Morton's penetrating but minute expressions of deflected grief are the picture's potent touchstones of emotional veracity and can lead to understanding some of her strange choices because the actress effectively pulls you inside her head. (The experience is aided by the soundtrack, which exists only when Morvern listens to a mix tape made for her by the dead boyfriend.)
But when director Lynne Ramsey ("Ratcatcher") stands on the outside looking in -- essentially whenever Morvern leaves the apartment -- the focus seems lost and the bewildered randomness that drives Morvern's spiritual reparation begins to give the film a scattershot quality. Ramsay has a muted storytelling style that requires the audience to actively engage the character on a subjective level -- but it's a laborious process that isn't always worth the work.

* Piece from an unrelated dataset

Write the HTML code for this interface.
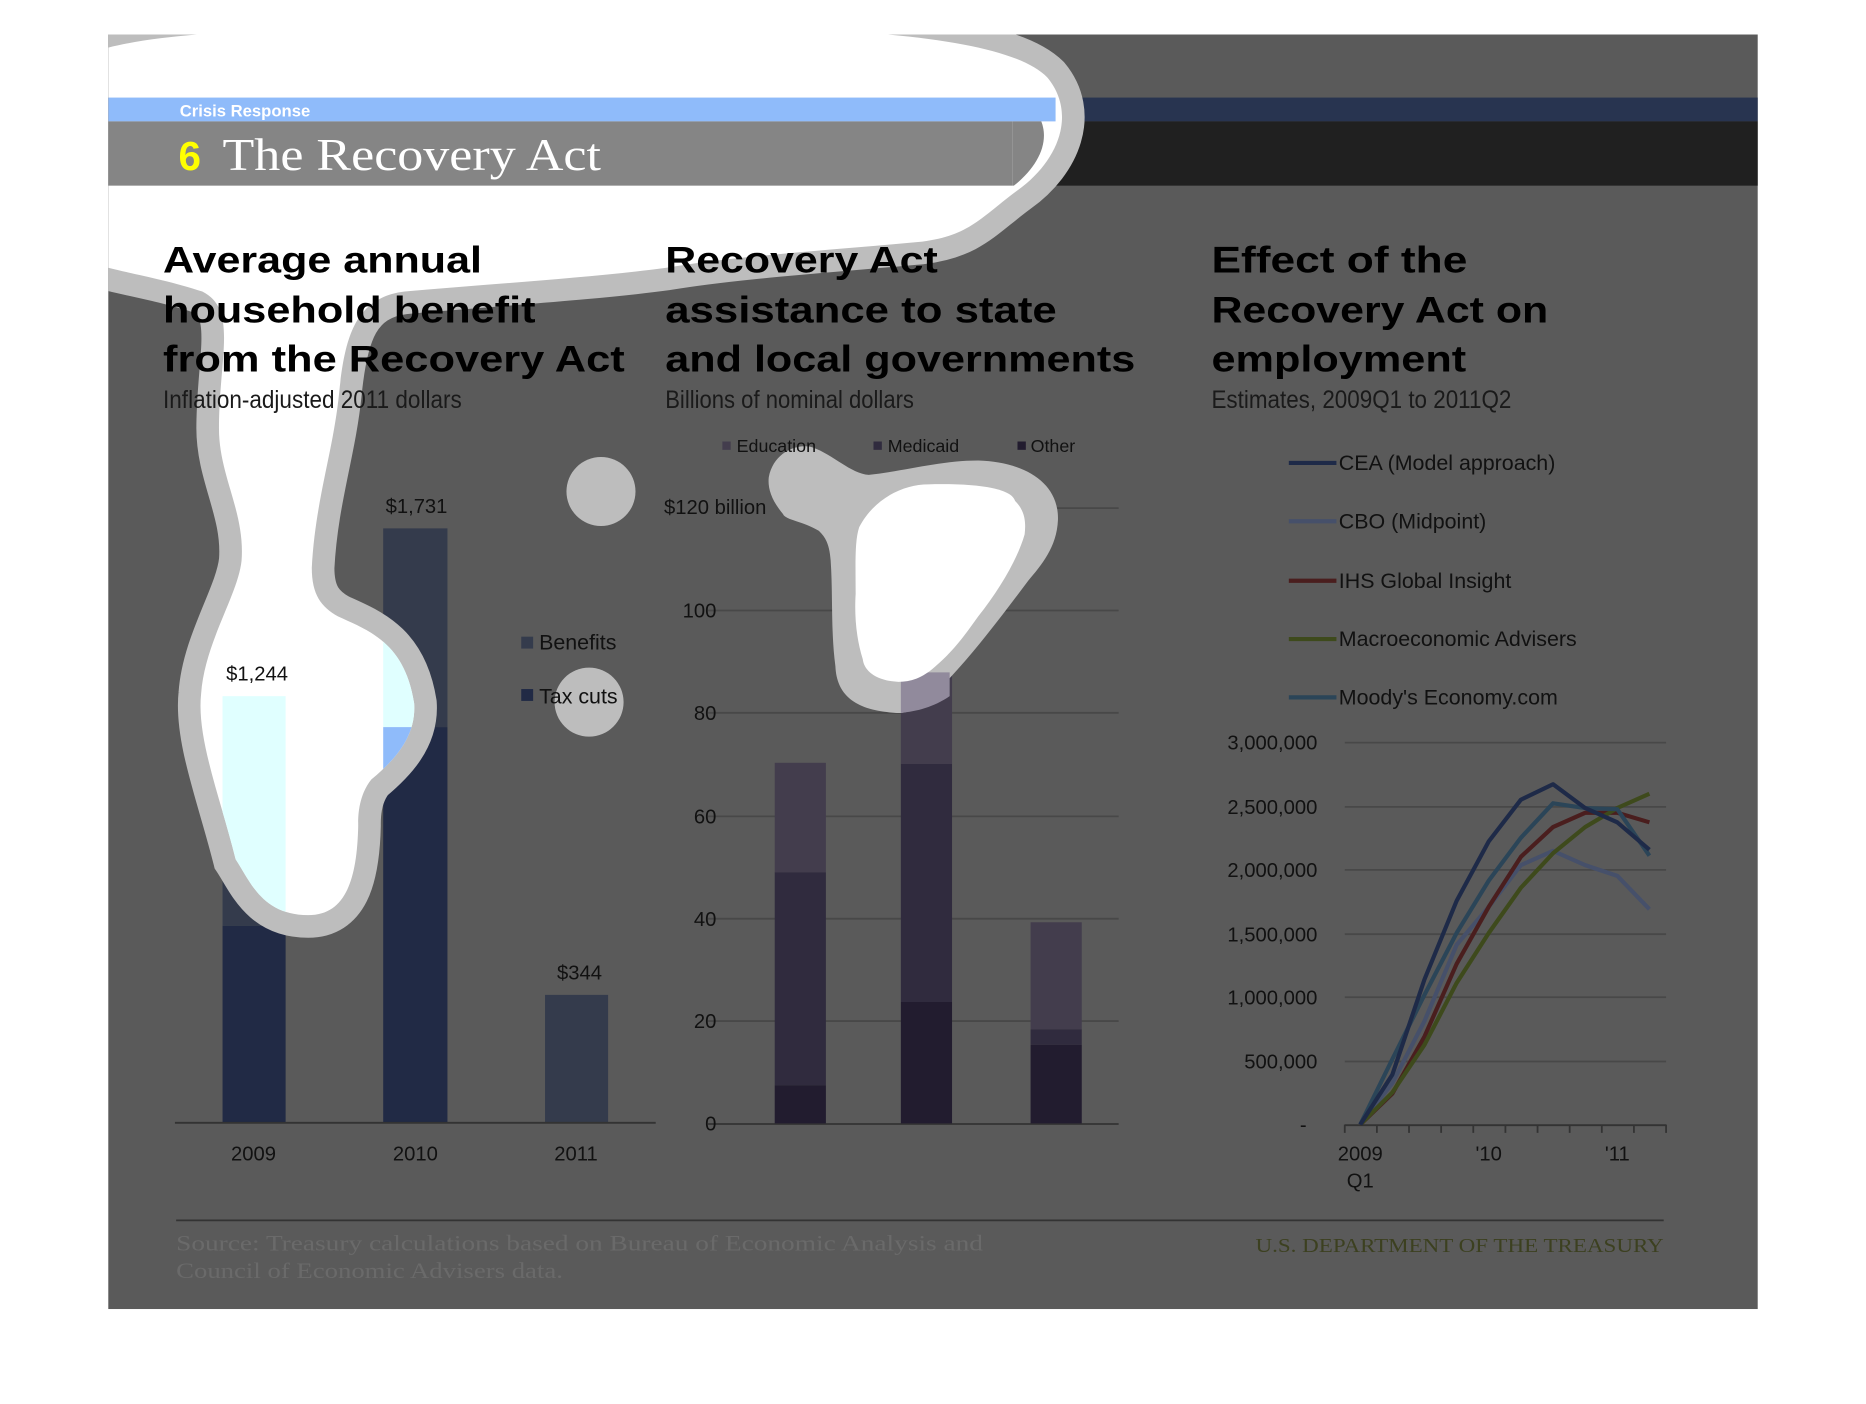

As somber Morvern takes off to the Spanish coast with a carefree girlfriend (Kathleen McDermott) because she can no longer cope with the drab normalcy of her everyday life, her behavior becomes erratic. She sleeps with a spring-break partier, but it's not clear from the narrative if she's met him before or not. She drags her friend on a cab ride to a small village, then leaves her on a remote road in the middle of the night. And because these episodes don't naturally connect with the character on that subjective level the way the apartment scenes do, the film soon seems as lost as its heroine.
I can't help but wonder if the book from which the film was adapted (by Gen-X Scottish author Alan Warner) might not be a largely internalized affair that simply lost something when it was forced into a third-person perspective by the very nature of cinema.